In Peter’s story, human innocence is shattered…lost. With Peter we also realize that despite our best intentions as people of faith we have a way of denying Jesus. We think we can handle life. That if we have enough faith, we can handle it all. We can handle faith and sin and grace and all of it on our own. But we cannot. We cannot.

Peter’s moment in the courtyard was the moment of his redemption. In that moment of denying Jesus, in that moment of the shattering sound of everything he had naively claimed in faith…precisely then, in that fall, Peter was born anew. It is as Martin Luther had said of his own dark night when the Gospel burst in upon his troubled mind. “How could I be anything but powerless? Am I God? I had lived my life like a willful child. But that night I understood. I had been afraid of falling. But that night I fell into the hands of the living God. ‘Father, into Your hands…’”
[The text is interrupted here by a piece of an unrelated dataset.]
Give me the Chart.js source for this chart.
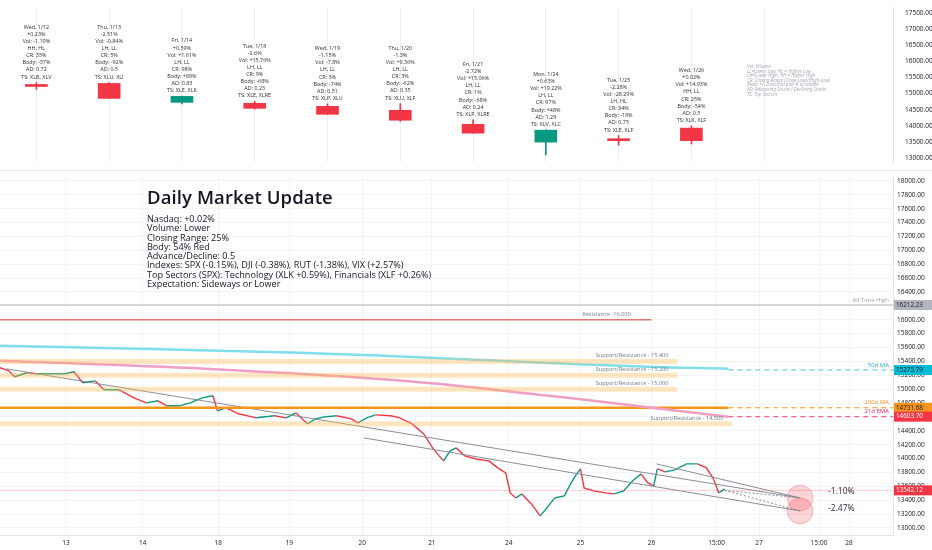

Peter, desperately alone in that courtyard. Luther, desperately alone with his sin and his condemning conscience…for them, for us, Jesus was going to the cross.

Where cross the crowded ways of life—on shadowed thresholds dark with fears, where faith has crumbled—we catch the vision of Thy tears, O Son of man. And we hear, like the music of Barber’s Adagio, so sad, yet sweet, we hear Thy voice, “Father, forgive them…for they know not what they do.”